For many people, a demotion at work is worse than being fired — especially if you know it’s unfair — or outright illegal. The frustration of knowing that you’re being treated unjustly can combine with the embarrassment of having to go back into work every day with all eyes upon you and make your situation very uncomfortable indeed.

Regardless of what legal action you plan to take regarding your wrongful demotion, you have to know how to handle the next few weeks in order to minimize the stress and anxiety you feel. Here are some tips:

1. Find a support network

You need to find a support network outside of the office. Talking about your demotion at work won’t help your situation — and it could endanger your legal position if you say the wrong thing. Confide your feelings in a few trusted (nonwork) friends, a family member or a counselor instead.

2. Gather more information

Take time to gather more information about your demotion.
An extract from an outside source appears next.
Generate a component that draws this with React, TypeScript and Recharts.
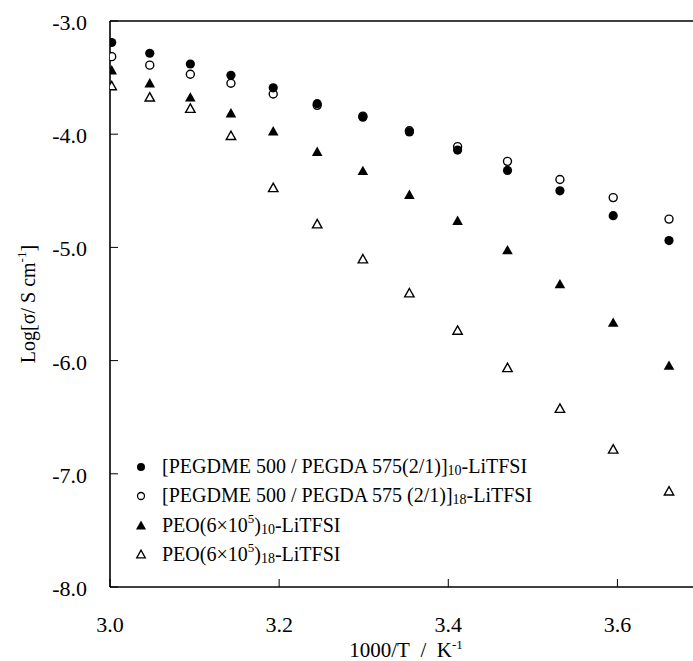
import React from "react";
import { ScatterChart, Scatter, XAxis, YAxis, ReferenceLine, Legend, Label } from "recharts";

const FONT = '"Liberation Serif", "Times New Roman", serif';

// 1000/T for T = 60 ... 0 °C in 5 °C steps
const invTemp = [3.002, 3.047, 3.095, 3.143, 3.193, 3.245, 3.299, 3.354, 3.411, 3.47, 3.532, 3.595, 3.661];

// log conductivity per electrolyte
const gel10 = [-3.19, -3.285, -3.38, -3.48, -3.59, -3.73, -3.85, -3.98, -4.14, -4.32, -4.5, -4.72, -4.94];
const gel18 = [-3.315, -3.39, -3.47, -3.55, -3.645, -3.745, -3.84, -3.97, -4.11, -4.24, -4.4, -4.56, -4.75];
const peo10 = [-3.43, -3.545, -3.67, -3.81, -3.97, -4.15, -4.32, -4.53, -4.76, -5.02, -5.32, -5.66, -6.04];
const peo18 = [-3.57, -3.67, -3.77, -4.01, -4.47, -4.79, -5.1, -5.4, -5.73, -6.06, -6.42, -6.78, -7.15];

const xTicks = [3.0, 3.2, 3.4, 3.6];
const yTicks = [-3, -4, -5, -6, -7, -8];

const toPoints = (ys: number[]) => invTemp.map((x, i) => ({ x, y: ys[i] }));

// marker shapes
const FilledCircle = (p: any) => <circle cx={p.cx} cy={p.cy} r={4.6} fill="#000" />;
const OpenCircle = (p: any) => (
  <circle cx={p.cx} cy={p.cy} r={4} fill="#fff" stroke="#000" strokeWidth={1.4} />
);
const triPath = (cx: number, cy: number, w: number, h: number) =>
  `M${cx},${cy - h / 2}L${cx + w / 2},${cy + h / 2}L${cx - w / 2},${cy + h / 2}Z`;
const FilledTriangle = (p: any) => <path d={triPath(p.cx, p.cy, 10.6, 9.4)} fill="#000" />;
const OpenTriangle = (p: any) => (
  <path d={triPath(p.cx, p.cy, 9.4, 8.4)} fill="#fff" stroke="#000" strokeWidth={1.4} />
);

const Y_MARGIN = 23;
const X_MARGIN = 10;

const YTick = (props: any) => {
  const { x, y, payload } = props;
  const axisX = x + Y_MARGIN;
  return (
    <g>
      <line x1={axisX} x2={axisX + 8} y1={y} y2={y} stroke="#000" strokeWidth={1} />
      <text x={x} y={y + 9} textAnchor="end" fontFamily={FONT} fontSize={22} fill="#000">
        {Number(payload.value).toFixed(1)}
      </text>
    </g>
  );
};

const XTick = (props: any) => {
  const { x, y, payload } = props;
  const axisY = y - X_MARGIN;
  return (
    <g>
      <line x1={x} x2={x} y1={axisY} y2={axisY - 8} stroke="#000" strokeWidth={1} />
      <text x={x} y={axisY + 45} textAnchor="middle" fontFamily={FONT} fontSize={22} fill="#000">
        {Number(payload.value).toFixed(1)}
      </text>
    </g>
  );
};

const XLabel = (props: any) => {
  const vb = props.viewBox;
  const cx = vb.x + vb.width / 2;
  return (
    <text x={cx} y={vb.y + 70} textAnchor="middle" fontFamily={FONT} fontSize={21} fill="#000">
      {"1000/T\u00a0\u00a0/\u00a0\u00a0K"}
      <tspan dy={-8} fontSize={13}>-1</tspan>
    </text>
  );
};

const YLabel = (props: any) => {
  const vb = props.viewBox;
  const cx = 35;
  const cy = vb.y + vb.height / 2;
  return (
    <text
      x={cx}
      y={cy}
      transform={`rotate(-90, ${cx}, ${cy})`}
      textAnchor="middle"
      fontFamily={FONT}
      fontSize={20}
      fill="#000"
    >
      {"Log[\u03c3/ S cm"}
      <tspan dy={-9} fontSize={13}>-1</tspan>
      <tspan dy={9}>]</tspan>
    </text>
  );
};

const sub = { fontSize: 14, verticalAlign: -2 } as React.CSSProperties;
const sup = { fontSize: 13, verticalAlign: 9 } as React.CSSProperties;

const legendRows = [
  {
    marker: "filledCircle",
    label: (
      <>
        [PEGDME 500 / PEGDA 575(2/1)]<span style={sub}>10</span>-LiTFSI
      </>
    ),
  },
  {
    marker: "openCircle",
    label: (
      <>
        [PEGDME 500 / PEGDA 575 (2/1)]<span style={sub}>18</span>-LiTFSI
      </>
    ),
  },
  {
    marker: "filledTriangle",
    label: (
      <>
        PEO(6×10<span style={sup}>5</span>)<span style={sub}>10</span>-LiTFSI
      </>
    ),
  },
  {
    marker: "openTriangle",
    label: (
      <>
        PEO(6×10<span style={sup}>5</span>)<span style={sub}>18</span>-LiTFSI
      </>
    ),
  },
];

const LegendMarker = ({ kind }: { kind: string }) => (
  <svg width={12} height={12} style={{ display: "block" }}>
    {kind === "filledCircle" && <circle cx={6} cy={6} r={4} fill="#000" />}
    {kind === "openCircle" && <circle cx={6} cy={6} r={3.5} fill="#fff" stroke="#000" strokeWidth={1.3} />}
    {kind === "filledTriangle" && <path d={triPath(6, 6, 10, 9)} fill="#000" />}
    {kind === "openTriangle" && <path d={triPath(6, 6, 8.6, 7.8)} fill="#fff" stroke="#000" strokeWidth={1.3} />}
  </svg>
);

const LegendContent = () => (
  <div style={{ fontFamily: FONT, fontSize: 20, color: "#000" }}>
    {legendRows.map((r) => (
      <div key={r.marker} style={{ display: "flex", alignItems: "center", height: 29, whiteSpace: "nowrap" }}>
        <div style={{ width: 27 }}>
          <LegendMarker kind={r.marker} />
        </div>
        <div>{r.label}</div>
      </div>
    ))}
  </div>
);

export default function App() {
  return (
    <div
      style={{
        position: "absolute",
        left: 0,
        top: 0,
        width: 693,
        height: 661,
        overflow: "hidden",
        background: "#fff",
      }}
    >
      <ScatterChart width={702} height={661} margin={{ top: 21, right: 0, bottom: 44, left: 0 }}>
        <XAxis
          type="number"
          dataKey="x"
          domain={[3.0, 3.7]}
          ticks={xTicks}
          height={30}
          tickSize={0}
          tickMargin={X_MARGIN}
          tickLine={false}
          tick={<XTick />}
          axisLine={{ stroke: "#000", strokeWidth: 1.6 }}
          allowDataOverflow
        >
          <Label content={<XLabel />} />
        </XAxis>
        <YAxis
          type="number"
          dataKey="y"
          domain={[-8, -3]}
          ticks={yTicks}
          width={110}
          tickSize={0}
          tickMargin={Y_MARGIN}
          tickLine={false}
          tick={<YTick />}
          axisLine={{ stroke: "#000", strokeWidth: 1.6 }}
          allowDataOverflow
        >
          <Label content={<YLabel />} />
        </YAxis>
        <ReferenceLine y={-3} stroke="#000" strokeWidth={1.6} />
        <Legend
          layout="horizontal"
          verticalAlign="middle"
          align="center"
          content={<LegendContent />}
          wrapperStyle={{ left: 135, top: 452, width: 460, height: 120 }}
        />
        <Scatter name="gel18" data={toPoints(gel18)} shape={<OpenCircle />} isAnimationActive={false} />
        <Scatter name="gel10" data={toPoints(gel10)} shape={<FilledCircle />} isAnimationActive={false} />
        <Scatter name="peo10" data={toPoints(peo10)} shape={<FilledTriangle />} isAnimationActive={false} />
        <Scatter name="peo18" data={toPoints(peo18)} shape={<OpenTriangle />} isAnimationActive={false} />
      </ScatterChart>
    </div>
  );
}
If you have a human resources department, make an appointment to discuss your demotion, and ask to file an appeal. If there’s no human resources department, ask to review the decision to demote you with your supervisor.

Remember to stay calm and collected during your meetings. Even if you aren’t successful, you may learn information that could help your case if you decide to pursue legal action over your demotion.
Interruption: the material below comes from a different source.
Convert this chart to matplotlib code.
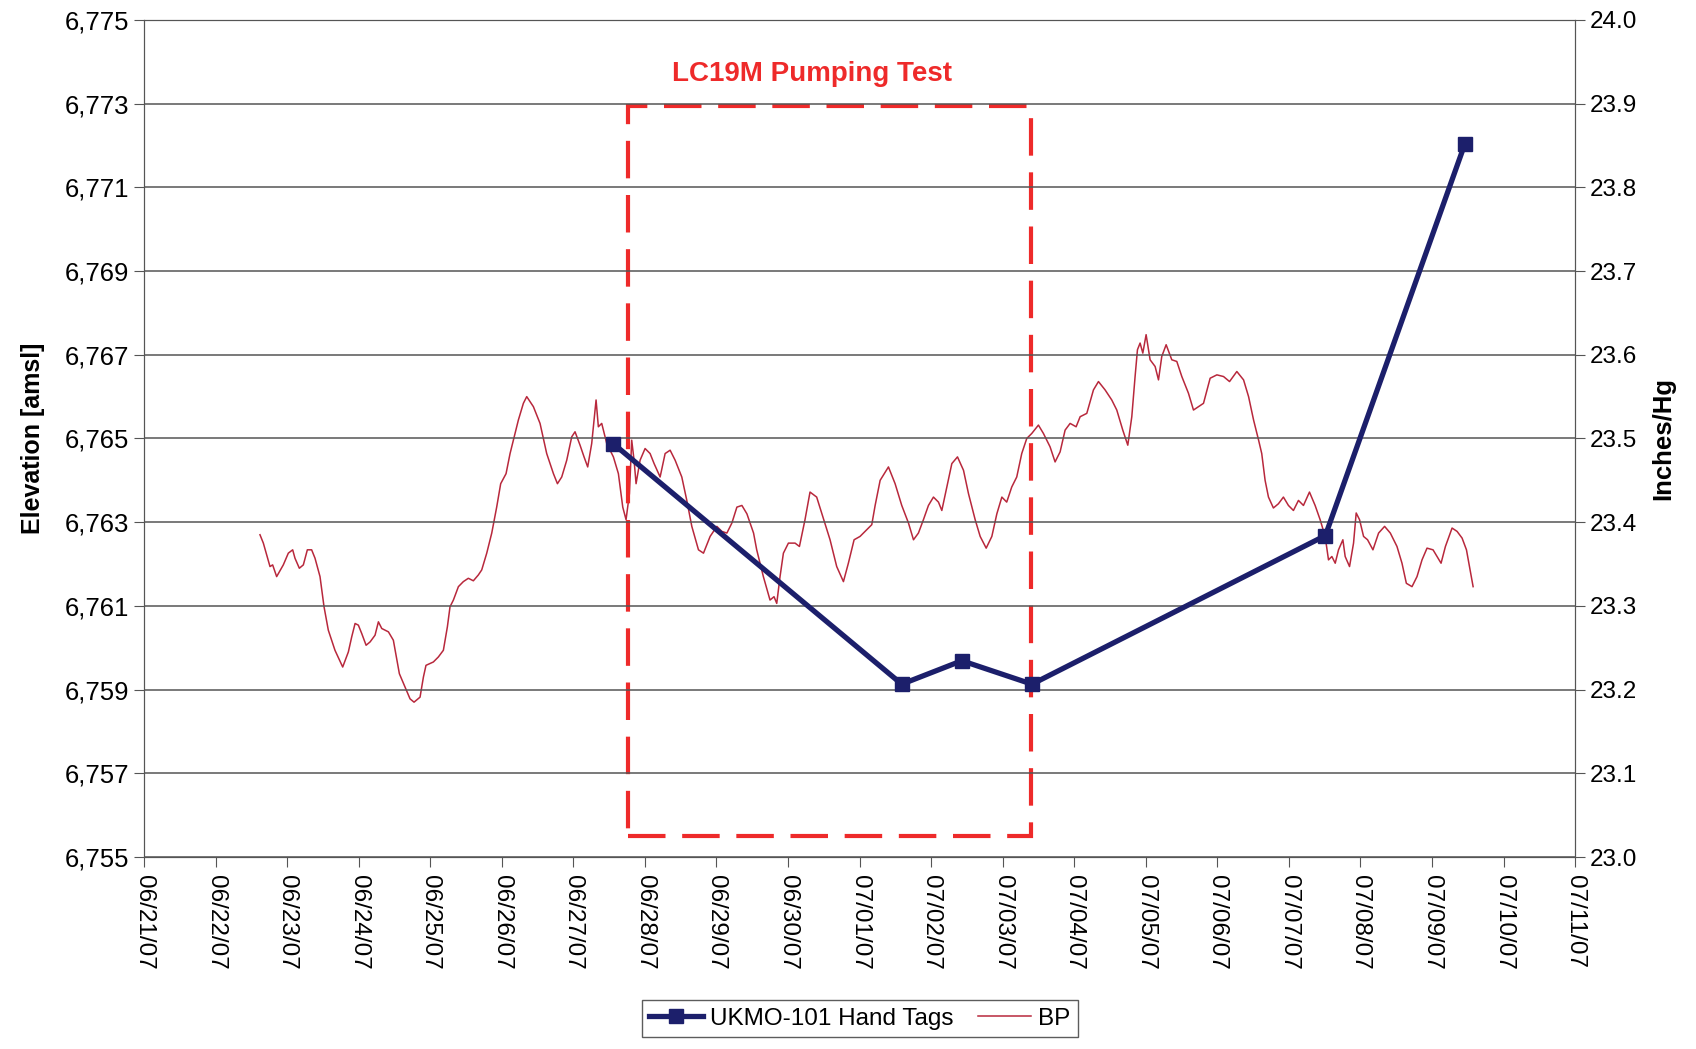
import matplotlib
matplotlib.use('Agg')
import matplotlib.pyplot as plt
import matplotlib.dates as mdates
from matplotlib.patches import Rectangle
from matplotlib.ticker import FixedLocator, MultipleLocator, FuncFormatter, FormatStrFormatter
import numpy as np
import pandas as pd

# days after 06/21/07 00:00
start = pd.Timestamp('2007-06-21')

# UKMO-101 hand tags (elevation, ft amsl)
tag_day = [6.555, 10.59, 11.43, 12.41, 16.51, 18.46]
tag_elev = [6764.88, 6759.13, 6759.69, 6759.13, 6762.68, 6772.04]

# barometric pressure (inches Hg)
bp_day = [
    1.621, 1.668, 1.761, 1.798, 1.854, 1.947, 2.017, 2.078, 2.110, 2.171,
    2.227, 2.283, 2.343, 2.390, 2.460, 2.516, 2.576, 2.669, 2.777, 2.856,
    2.903, 2.950, 2.996, 3.043, 3.104, 3.160, 3.229, 3.276, 3.323, 3.416,
    3.485, 3.569, 3.648, 3.718, 3.774, 3.858, 3.905, 3.941, 4.044, 4.114,
    4.184, 4.240, 4.277, 4.324, 4.394, 4.463, 4.533, 4.603, 4.673, 4.720,
    4.790, 4.860, 4.929, 4.985, 5.060, 5.116, 5.162, 5.232, 5.302, 5.349,
    5.442, 5.535, 5.628, 5.722, 5.778, 5.838, 5.908, 5.978, 6.024, 6.094,
    6.150, 6.201, 6.257, 6.318, 6.350, 6.397, 6.467, 6.560, 6.630, 6.691,
    6.737, 6.784, 6.816, 6.849, 6.877, 6.933, 7.003, 7.073, 7.129, 7.213,
    7.283, 7.353, 7.423, 7.516, 7.586, 7.656, 7.749, 7.819, 7.912, 8.006,
    8.076, 8.146, 8.216, 8.286, 8.356, 8.426, 8.519, 8.563, 8.656, 8.749,
    8.805, 8.843, 8.889, 8.936, 9.006, 9.099, 9.160, 9.238, 9.308, 9.401,
    9.471, 9.588, 9.681, 9.775, 9.844, 9.924, 10.007, 10.101, 10.171, 10.218,
    10.288, 10.404, 10.497, 10.590, 10.684, 10.754, 10.823, 10.893, 10.963, 11.033,
    11.103, 11.150, 11.220, 11.290, 11.369, 11.453, 11.523, 11.616, 11.686, 11.770,
    11.849, 11.919, 11.989, 12.057, 12.127, 12.197, 12.267, 12.337, 12.407, 12.500,
    12.570, 12.663, 12.733, 12.803, 12.873, 12.943, 13.027, 13.083, 13.176, 13.269,
    13.339, 13.432, 13.525, 13.595, 13.679, 13.749, 13.805, 13.851, 13.884, 13.921,
    13.959, 14.005, 14.061, 14.131, 14.178, 14.224, 14.285, 14.364, 14.434, 14.504,
    14.597, 14.667, 14.737, 14.807, 14.900, 14.994, 15.087, 15.171, 15.273, 15.367,
    15.437, 15.507, 15.577, 15.621, 15.668, 15.715, 15.784, 15.854, 15.924, 15.994,
    16.064, 16.134, 16.204, 16.288, 16.367, 16.437, 16.507, 16.554, 16.601, 16.648,
    16.694, 16.755, 16.787, 16.848, 16.904, 16.941, 16.988, 17.044, 17.100, 17.175,
    17.254, 17.338, 17.418, 17.511, 17.581, 17.642, 17.721, 17.791, 17.861, 17.931,
    18.015, 18.071, 18.127, 18.188, 18.281, 18.351, 18.421, 18.482, 18.575,
]
bp_inhg = [
    23.385, 23.375, 23.347, 23.349, 23.335, 23.349, 23.363, 23.367, 23.357, 23.345,
    23.349, 23.367, 23.367, 23.357, 23.335, 23.299, 23.271, 23.247, 23.227, 23.245,
    23.263, 23.279, 23.277, 23.267, 23.253, 23.257, 23.265, 23.281, 23.273, 23.269,
    23.259, 23.219, 23.203, 23.189, 23.185, 23.191, 23.215, 23.229, 23.233, 23.239,
    23.247, 23.275, 23.299, 23.307, 23.323, 23.329, 23.333, 23.330, 23.337, 23.343,
    23.363, 23.387, 23.418, 23.446, 23.458, 23.482, 23.498, 23.522, 23.542, 23.550,
    23.538, 23.518, 23.482, 23.458, 23.446, 23.454, 23.474, 23.502, 23.508, 23.492,
    23.478, 23.466, 23.494, 23.546, 23.514, 23.518, 23.494, 23.478, 23.458, 23.418,
    23.403, 23.434, 23.498, 23.474, 23.446, 23.474, 23.488, 23.482, 23.470, 23.454,
    23.482, 23.486, 23.474, 23.454, 23.426, 23.395, 23.367, 23.363, 23.383, 23.395,
    23.389, 23.387, 23.399, 23.418, 23.420, 23.410, 23.387, 23.367, 23.335, 23.307,
    23.311, 23.303, 23.335, 23.363, 23.375, 23.375, 23.371, 23.403, 23.436, 23.430,
    23.411, 23.379, 23.347, 23.329, 23.351, 23.379, 23.383, 23.391, 23.397, 23.420,
    23.450, 23.466, 23.446, 23.420, 23.399, 23.379, 23.387, 23.403, 23.420, 23.430,
    23.424, 23.414, 23.442, 23.470, 23.478, 23.462, 23.434, 23.403, 23.383, 23.369,
    23.383, 23.410, 23.430, 23.424, 23.442, 23.454, 23.482, 23.500, 23.506, 23.516,
    23.506, 23.490, 23.472, 23.484, 23.510, 23.518, 23.514, 23.526, 23.530, 23.558,
    23.568, 23.558, 23.546, 23.534, 23.510, 23.492, 23.526, 23.574, 23.606, 23.614,
    23.602, 23.624, 23.594, 23.586, 23.570, 23.598, 23.612, 23.594, 23.592, 23.574,
    23.554, 23.534, 23.538, 23.542, 23.572, 23.576, 23.574, 23.568, 23.580, 23.570,
    23.550, 23.522, 23.498, 23.482, 23.450, 23.430, 23.417, 23.422, 23.430, 23.420,
    23.414, 23.426, 23.420, 23.436, 23.420, 23.403, 23.383, 23.355, 23.359, 23.351,
    23.367, 23.379, 23.359, 23.347, 23.375, 23.411, 23.403, 23.383, 23.379, 23.367,
    23.387, 23.395, 23.387, 23.371, 23.351, 23.327, 23.323, 23.335, 23.355, 23.369,
    23.367, 23.359, 23.351, 23.371, 23.393, 23.389, 23.381, 23.367, 23.323,
]

# pumping test window
test_start, test_end = 6.77, 12.39
test_low, test_high = 6755.50, 6772.94

elev_ticks = [6755, 6757, 6759, 6761, 6763, 6765, 6767, 6769, 6771, 6773, 6775]


def to_date(days):
    return start + pd.to_timedelta(np.asarray(days), unit='D')


plt.rcParams['font.family'] = ['Liberation Sans', 'DejaVu Sans']

fig = plt.figure(figsize=(16.96, 10.49), dpi=100)
ax = fig.add_axes([0.0849, 0.183, 0.8438, 0.798])
ax2 = ax.twinx()

bp_line, = ax2.plot(to_date(bp_day), bp_inhg, color='#b8283c', lw=1.1, label='BP')
tag_line, = ax.plot(to_date(tag_day), tag_elev, color='#1c1f6b', lw=3.8, marker='s',
                    markersize=10, label='UKMO-101 Hand Tags')

# hand tags above the BP trace
ax.set_zorder(ax2.get_zorder() + 1)
ax.patch.set_visible(False)

x0 = mdates.date2num(to_date([test_start])[0])
x1 = mdates.date2num(to_date([test_end])[0])
ax.add_patch(Rectangle((x0, test_low), x1 - x0, test_high - test_low, fill=False,
                       edgecolor='#ee2a2a', lw=3, linestyle=(0, (9, 4))))
ax.text(to_date([9.33])[0], 6773.72, 'LC19M Pumping Test', color='#ee2a2a',
        fontsize=20, fontweight='bold', ha='center', va='center')

ax.set_xlim(to_date([0])[0], to_date([20])[0])
ax.set_ylim(6755, 6775)
ax2.set_ylim(23.0, 24.0)

ax.xaxis.set_major_locator(mdates.DayLocator())
ax.xaxis.set_major_formatter(mdates.DateFormatter('%m/%d/%y'))
ax.yaxis.set_major_locator(FixedLocator(elev_ticks))
ax.yaxis.set_major_formatter(FuncFormatter(lambda v, p: '{:,.0f}'.format(v)))
ax2.yaxis.set_major_locator(MultipleLocator(0.1))
ax2.yaxis.set_major_formatter(FormatStrFormatter('%.1f'))

for lab in ax.get_xticklabels():
    lab.set_rotation(-90)
ax.tick_params(axis='x', labelsize=17.5, length=7, color='#555555', pad=6)
ax.tick_params(axis='y', labelsize=18.5, length=7, color='#555555')
ax2.tick_params(axis='y', labelsize=17.5, length=7, color='#555555')

ax.grid(axis='y', color='#555555', lw=1.1)
for a in (ax, ax2):
    for s in a.spines.values():
        s.set_color('#555555')

ax.set_ylabel('Elevation [amsl]', fontsize=18, fontweight='bold', labelpad=14)
ax2.set_ylabel('Inches/Hg', fontsize=18.5, fontweight='bold', labelpad=10)

fig.legend(handles=[tag_line, bp_line], loc='center', bbox_to_anchor=(0.507, 0.029),
           ncol=2, fontsize=17.5, frameon=True, fancybox=False, edgecolor='#333333',
           handlelength=2.2, handletextpad=0.3, columnspacing=1.0, borderpad=0.3)

fig.savefig('out.png', dpi=100)
plt.close(fig)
3. Prepare to address the issue in job interviews

No matter what the circumstances, you may want to look for a new position with another company. You can avoid drawing attention to the demotion by simply noting the change in your job title. If the issue comes up, don’t say anything negative about your employer. Simply state that the prior position wasn’t a good fit and discuss the benefits of learning a new position and having new opportunities instead.

Ultimately, you can’t stop your employer from demoting you — but you can control how much you’ll participate in your own punishment. By minimizing the effects of the demotion on your life — both emotionally and professionally — you don’t allow your employer to gain the upper hand.

If you believe that your demotion was illegal retaliation, find out more about your rights. It may be possible to pursue a claim in court — which will set the record straight.